The signs went up less than an hour after the tickets went on sale to the general public.
But some fans told News 4 the way the tickets went just isn’t fair.
Last week, handbills were given out by the First Niagara Center. A handbill doesn’t guarantee you a ticket, but it’s required to get into the box office lobby on the day tickets go on sale.
The handbills are then thrown in a lottery, and a random number is drawn. From there, a line forms within the group the handbill holders, like Noreen Burke.
“I came down here and got the handbill. And I was number 89. You had to be down here by 9 o’clock this morning. And what they do is a lottery. They put all the tickets in it. They picked number 81 and from there on back we got in line,” she said.
Burke scored 4 tickets for $168 each.
Unlike her, dozens of fans lined up outside the First Niagara Center without a handbill, hoping to land tickets.
“We all showed up here thinking that we were two hours early before the box office opens at 10 o’clock, only to come here to find out that 100 people were given handbills and they were the only people that were going to be allowed in,” said Denise Graser.
Graser told News 4 she didn’t know she needed a handbill.
But the First Niagara Center said they’re not throwing any curve balls, and that this concert is just like every other.
The handbill policy is written on the First Niagara Center’s website, and is on every press release they send out.

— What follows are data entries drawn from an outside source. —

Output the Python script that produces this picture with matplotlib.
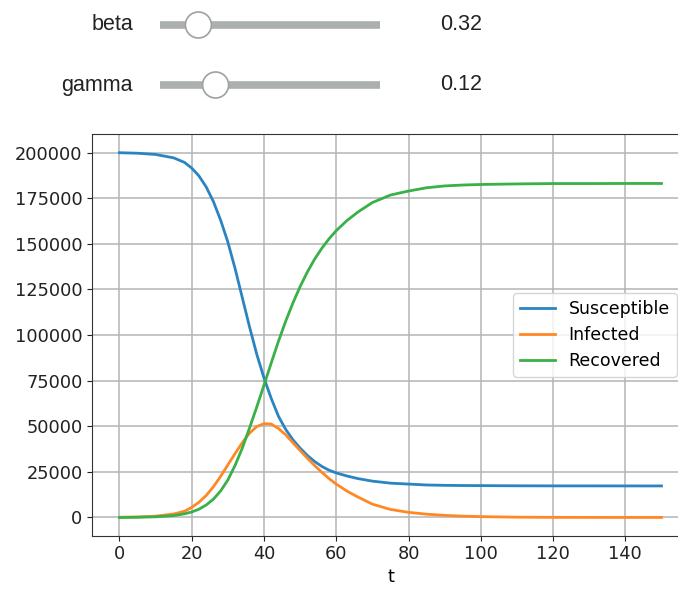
import matplotlib
matplotlib.use("Agg")
import matplotlib.pyplot as plt
from matplotlib.patches import Circle

# values
t = [0, 5, 10, 15, 18, 20, 22, 24, 26, 28, 30, 32, 34, 36, 38, 40, 42, 44, 46, 48,
     50, 52, 54, 56, 58, 60, 63, 66, 70, 75, 80, 85, 90, 95, 100, 110, 120, 130, 140, 150]
susceptible = [199900, 199630, 198950, 197100, 194600, 191500, 187200, 181200, 173200, 163000,
               151000, 136500, 120500, 104500, 89500, 76500, 65300, 55500, 48300, 42600,
               38000, 34000, 30700, 28000, 25900, 24400, 22700, 21300, 19900, 18800,
               18300, 17800, 17600, 17500, 17450, 17350, 17300, 17300, 17280, 17270]
infected = [100, 270, 700, 1900, 3400, 5500, 8300, 12000, 16800, 22500,
            28800, 35000, 41000, 46200, 49800, 51400, 51200, 48800, 45300, 41000,
            36700, 32500, 28500, 24800, 21300, 18300, 14400, 11200, 7300, 4400,
            2800, 1800, 1150, 720, 450, 160, 60, 25, 10, 4]
recovered = [0, 100, 350, 1000, 2000, 3000, 4500, 6800, 10000, 14500,
             20500, 28500, 38000, 49000, 60500, 72500, 84600, 96500, 107500, 117500,
             126500, 134500, 141500, 147500, 152700, 157200, 162800, 167400, 172600, 176700,
             178900, 180700, 181700, 182200, 182500, 182800, 183000, 183000, 183050, 183050]

slider_names = ["beta", "gamma"]
slider_values = [0.32, 0.12]
slider_max = [2.0, 0.5]

fig = plt.figure(figsize=(6.78, 5.89), dpi=100)

# widget area drawn in pixel coordinates
ui = fig.add_axes([0, 0, 1, 1])
ui.set_xlim(0, 678)
ui.set_ylim(589, 0)
ui.axis("off")
ui_font = dict(family="Liberation Sans", fontsize=15.5, color="#222222")
for i, (name, val, vmax) in enumerate(zip(slider_names, slider_values, slider_max)):
    y = 25 + 60 * i
    ui.text(133, y, name, ha="right", va="center", **ui_font)
    ui.plot([160, 380], [y, y], color="#abafad", lw=5.5, solid_capstyle="butt")
    knob_x = 164 + val / vmax * 215
    ui.add_patch(Circle((knob_x, y), 13, facecolor="white", edgecolor="#a0a0a0", lw=1.2, zorder=3))
    ui.text(440, y, f"{val:.2f}", ha="left", va="center", **ui_font)

ax = fig.add_axes([92.3 / 678, 53.3 / 589, 596.3 / 678, 401.4 / 589])
ax.plot(t, susceptible, lw=2, color="#2a84c2", label="Susceptible")
ax.plot(t, infected, lw=2, color="#ff8826", label="Infected")
ax.plot(t, recovered, lw=2, color="#39b048", label="Recovered")
ax.set_xlim(-7.5, 157.5)
ax.set_ylim(-10000, 210000)
ax.set_xticks(range(0, 160, 20))
ax.set_yticks(range(0, 200001, 25000))
ax.tick_params(labelsize=12.8, colors="#222222")
for sp in ax.spines.values():
    sp.set_color("#333333")
ax.set_xlabel("t", fontsize=12.8, labelpad=3)
ax.grid(True, color="#b4b4b4", lw=1.1)
ax.legend(loc="center right", bbox_to_anchor=(0.995, 0.5), fontsize=12.5,
          handlelength=2.0, borderpad=0.4, labelspacing=0.45)

fig.savefig("out.png", dpi=100)
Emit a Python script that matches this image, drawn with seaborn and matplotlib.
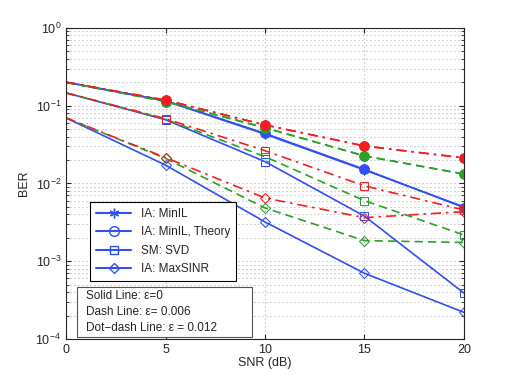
import numpy as np
import matplotlib
matplotlib.use('Agg')
import matplotlib.pyplot as plt
import seaborn as sns
from matplotlib.lines import Line2D
from matplotlib.patches import Rectangle
from matplotlib.ticker import LogLocator, NullFormatter

snr = [0, 5, 10, 15, 20]

# BER per scheme, one list per epsilon (0, 0.006, 0.012)
minil_sim = [
    [0.200, 0.115, 0.043, 0.0149, 0.0050],
    [0.200, 0.113, 0.052, 0.0226, 0.0132],
    [0.200, 0.118, 0.0565, 0.0303, 0.0213],
]
minil_theory = [
    [0.200, 0.116, 0.044, 0.0152, 0.0049],
    [0.200, 0.113, 0.052, 0.0226, 0.0132],
    [0.200, 0.118, 0.0565, 0.0303, 0.0213],
]
svd = [
    [0.146, 0.066, 0.0191, 0.0038, 0.00039],
    [0.146, 0.067, 0.0221, 0.0060, 0.00218],
    [0.146, 0.068, 0.0264, 0.0093, 0.00456],
]
maxsinr = [
    [0.0696, 0.0172, 0.0032, 0.00070, 0.00022],
    [0.0696, 0.0210, 0.00484, 0.00184, 0.00174],
    [0.0696, 0.0215, 0.0065, 0.00363, 0.00434],
]

colors = ['#3050f0', '#2ca02c', '#f02020']
dash_styles = [(None, None), (5, 3), (6, 3, 1.5, 3)]
asterisk = (6, 2, 0)

sns.set_style('ticks')
plt.rcParams['font.family'] = ['Liberation Sans', 'DejaVu Sans']
plt.rcParams['mathtext.default'] = 'regular'

fig = plt.figure(figsize=(5.12, 3.82), dpi=100)
ax = fig.add_axes([0.129, 0.1126, 0.777, 0.8144])

mev = [1, 2, 3, 4]
for i in range(3):
    c = colors[i]
    kw = dict(color=c, linewidth=1.2, ax=ax, legend=False, markevery=mev)
    lines = []
    lines += [sns.lineplot(x=snr, y=minil_theory[i], marker='o', markersize=7,
                           markerfacecolor=c, markeredgecolor=c, **kw).lines[-1]]
    lines += [sns.lineplot(x=snr, y=minil_sim[i], marker=asterisk, markersize=7,
                           markeredgecolor=c, **kw).lines[-1]]
    lines += [sns.lineplot(x=snr, y=svd[i], marker='s', markersize=6,
                           markerfacecolor='none', markeredgecolor=c, **kw).lines[-1]]
    lines += [sns.lineplot(x=snr, y=maxsinr[i], marker='D', markersize=5.5,
                           markerfacecolor='none', markeredgecolor=c, **kw).lines[-1]]
    if i > 0:
        for ln in lines:
            ln.set_dashes(dash_styles[i])

ax.set_yscale('log')
ax.set_xlim(0, 20)
ax.set_ylim(1e-4, 1)
ax.set_xticks([0, 5, 10, 15, 20])
ax.yaxis.set_major_locator(LogLocator(base=10, numticks=10))
ax.yaxis.set_minor_locator(LogLocator(base=10, subs=np.arange(2, 10), numticks=20))
ax.yaxis.set_minor_formatter(NullFormatter())
ax.tick_params(which='both', direction='in', top=True, right=True, labelsize=9)
ax.tick_params(which='minor', length=2)
grid_ls = (0, (0.8, 2.8))
ax.grid(True, which='major', linestyle=grid_ls, color='#a0a0a0', linewidth=0.8)
ax.grid(True, which='minor', axis='y', linestyle=grid_ls, color='#a0a0a0', linewidth=0.8)
for s in ax.spines.values():
    s.set_linewidth(0.8)
ax.set_xlabel('SNR (dB)', fontsize=9, labelpad=1)
ax.set_ylabel('BER', fontsize=9)

handles = [
    Line2D([], [], color=colors[0], marker=asterisk, markersize=7, label='IA: MinIL'),
    Line2D([], [], color=colors[0], marker='o', markerfacecolor='none', markersize=7,
           label='IA: MinIL, Theory'),
    Line2D([], [], color=colors[0], marker='s', markerfacecolor='none', markersize=6,
           label='SM: SVD'),
    Line2D([], [], color=colors[0], marker='D', markerfacecolor='none', markersize=5.5,
           label='IA: MaxSINR'),
]
leg = ax.legend(handles=handles, loc='upper left', bbox_to_anchor=(0.06, 0.4405),
                borderaxespad=0, fontsize=8.5, fancybox=False, framealpha=1,
                edgecolor='black', handlelength=3.0, borderpad=0.5, labelspacing=0.55)
leg.get_frame().set_linewidth(0.8)

ax.add_patch(Rectangle((0.0276, 0.006), 0.4397, 0.1608, transform=ax.transAxes,
                       facecolor='white', edgecolor='#555555', linewidth=0.8, zorder=4))
txt = ('Solid Line: ε=0\n'
       'Dash Line: ε= 0.006\n'
       'Dot\u2212dash Line: ε = 0.012')
ax.text(0.05, 0.088, txt, transform=ax.transAxes, fontsize=8.5, va='center', ha='left',
        linespacing=1.45, zorder=5)

fig.savefig('out.png', dpi=100)
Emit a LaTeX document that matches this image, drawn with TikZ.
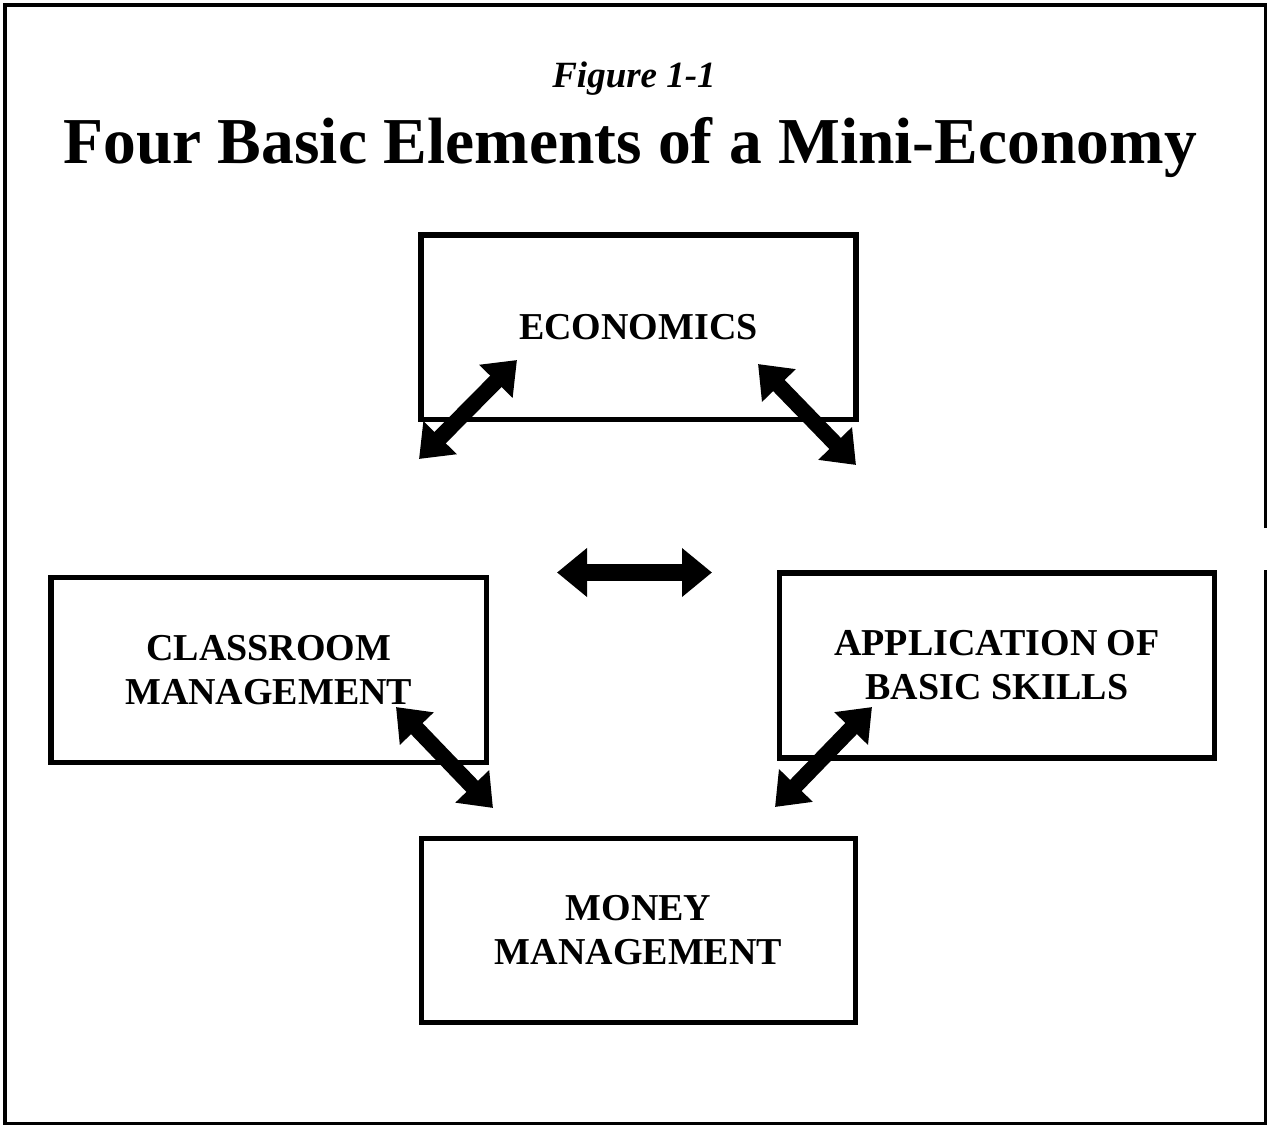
\documentclass[tikz,border=0pt]{standalone}
\usepackage{fontspec}
\setmainfont{Liberation Serif}
\usetikzlibrary{arrows.meta}
\tikzset{
  elembox/.style={draw, line width=5.5pt, inner sep=0pt, align=center,
    font=\fontsize{38}{44}\selectfont\bfseries},
  dblarrow/.style={line width=16pt,
    {Triangle[length=30pt,width=45pt]}-{Triangle[length=30pt,width=45pt]}},
  frameline/.style={line width=4pt}
}
\begin{document}
\begin{tikzpicture}[x=1pt,y=-1pt]
\useasboundingbox (0,0) rectangle (1267,1125);
% outer frame with gap on the right side
\draw[frameline] (1265.5,528) -- (1265.5,5) -- (5,5) -- (5,1123.5) -- (1265.5,1123.5) -- (1265.5,570);
% titles
\node[anchor=base, font=\fontsize{37}{40}\selectfont\bfseries\itshape] (fig) at (634,87) {Figure 1-1};
\node[anchor=base, font=\fontsize{65.5}{70}\selectfont\bfseries] (title) at (630,163) {Four Basic Elements of a Mini-Economy};
% boxes
\node[elembox, minimum width=435pt, minimum height=184.5pt] (econ) at (638.5,327.25) {ECONOMICS};
\node[elembox, minimum width=435.5pt, minimum height=185pt] (class) at (268.75,669.75) {CLASSROOM\\MANAGEMENT};
\node[elembox, minimum width=435pt, minimum height=185pt] (appl) at (997,665.5) {APPLICATION OF\\BASIC SKILLS};
\node[elembox, minimum width=434pt, minimum height=184pt] (money) at (638.5,930.5) {MONEY\\MANAGEMENT};
% arrow end points
\coordinate (a1s) at (419,459);
\coordinate (a1e) at (517,360);
\coordinate (a2s) at (758,364);
\coordinate (a2e) at (856,465);
\coordinate (a3s) at (557,572.5);
\coordinate (a3e) at (712,572.5);
\coordinate (a4s) at (396,707);
\coordinate (a4e) at (493,808);
\coordinate (a5s) at (872,707);
\coordinate (a5e) at (775,807);
% arrows
\draw[dblarrow] (a1s) -- (a1e);
\draw[dblarrow] (a2s) -- (a2e);
\draw[dblarrow, line width=17pt, {Triangle[length=30pt,width=47pt]}-{Triangle[length=30pt,width=47pt]}] (a3s) -- (a3e);
\draw[dblarrow] (a4s) -- (a4e);
\draw[dblarrow] (a5s) -- (a5e);
\end{tikzpicture}
\end{document}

According to the First Niagara Center’s website, the handbill policy is in place to avoid people camping out to score tickets.
Within minutes of going on sale Monday morning, the tickets were gone: leaving some handbill holders, and every fan outside the ticket office disappointed.
Those who attempted to purchased tickets online had problems too.
Sara Jachimiak of North Tonawanda got online the moment tickets were available.
“We were told due to high traffic we could get any tickets and then we were just instantly denied because it sold out in one minute,” she told News 4.
Jachimiak is upset, because she said she saw tickets available on places like Stubhub hours before they were supposedly available for pre-sale purchase.
First Niagara’s spokesperson said the only legitimate tickets went on sale Thursday morning for American Express cardholders.
The tickets Jachimiak and other fans saw online were what the spokesperson called “speculative tickets.”
Essentially that means the tickets seen online prior to pre-sale weren’t actually there: third party brokers were selling seats they anticipated having, as a way to jump-start spending.
And while the tickets are gone at the First Niagara Center’s box office, there’s still plenty available on Stubhub.
They’re up to 5 times more expensive, some going for several thousand dollars.
“Paul McCartney is somebody who I said I wanted to see in my lifetime, you know. And the chance to see him 20 minutes from my house was so exciting. And you know, now we don’t get that chance because other ticket brokers came in and took all the tickets before other people could get the chance,” Jachimiak said.
The First Niagara Center would not confirm how many tickets they sold, but according to box office staff the Center holds around 14,000 people for a concert.